I resented Kak---Goku for years until about 2 years ago, more or less because I realized how much of me is in him.  Idealistic, hungry all the time, weak and overlooked and built myself up, great concern for my Love ones and I want to do right by myself, my friends, family and the world.  I still Love Vegeta.  His arrogance, intelligence, pride and drive for perfection always gives me someone to root for despite all of his flaws.  I like the anti-hero (Wolverine, Seto Kaiba, Sesshomaru...not Sasuke though, I like Naruto, Choji and Shikamaru way better, I relate with all of them combined)

I'm not the average person.  What is the average person?  I bet EVERYBODY is going to have a different answer.  Make ut simpler the average American, the average Jersey folk, average N.Y. person, the average person from Newark?  What is average?

I think we all have flaws and talents that are like stats.  Some people have a +5 in strength, some a +2 in wisdom or -4 in wisdom so on so forth etc etc that we all wind up coming out average in a sense, now just do the best with your average ass because everyone is technically average.  The weak man can be the beast in the future.

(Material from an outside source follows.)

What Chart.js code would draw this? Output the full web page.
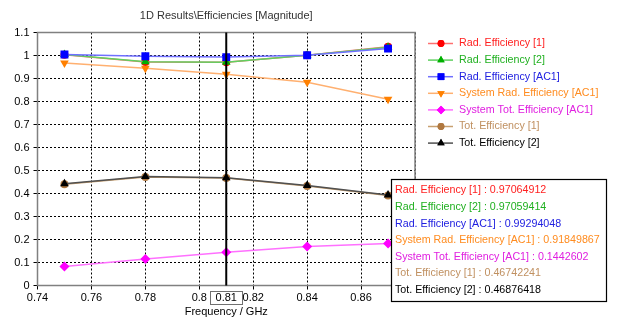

I needed this vent.  *sigh* I just did that lol.  About 4 years ago, I wanted to runaway and escape to a log cabin in the middle of the woods and just erase myself off the world and come back when I felt I was ready to leave self-isolation.  I was unemployed at that time so figuratively, Halsted St was my log cabin at that time and I spent ALL of 2012 from Jan 26 in a spiritual awakening destroying and rebuilding myself.  I still find many things to improve myself it never ever ends why stop?  I'm not dead yet to stop.  Now, I live by myself in a studio apartment and this really has become that log cabin where I reflect, vent and dissect myself.  I would be perfect if I could scream as loud as I can at 6am but neighbors and shit.  I did let out a few good screams though lol.  I had to let it out, the anger, frustration, sadness and negativity from my Life and everyone else.

I'm ok now.  Definitely better.  I'm going to take this shower, workout, rehearse songs  and maybe talk to Phil about the mastering of my album.

Ok, I'm done with this.

I don't have anything to prove to anybody but I still feel like I do...fuck it whatever.  I'm not going to die with the same 'what ifs' and regrets of today!!!  I'M GOING TO BE 100 AND HEALTHY WITH MORE TO GO!!!  I'm going to pass down my genes and give this knowledge and willpower goes to my family!!  My wife, my kids, our happiness, our LIVES!!!  I Love them too in the future.

I was about to write more but I erased it and I'm forcing this to a end.

I Love you all.  I Love me too but I feel like I got find the spark again like a intimate relationship with your spouse lol.  That laugh reminded me of something I'm not sure of lol.  Oh well MUAH  I Love you, me.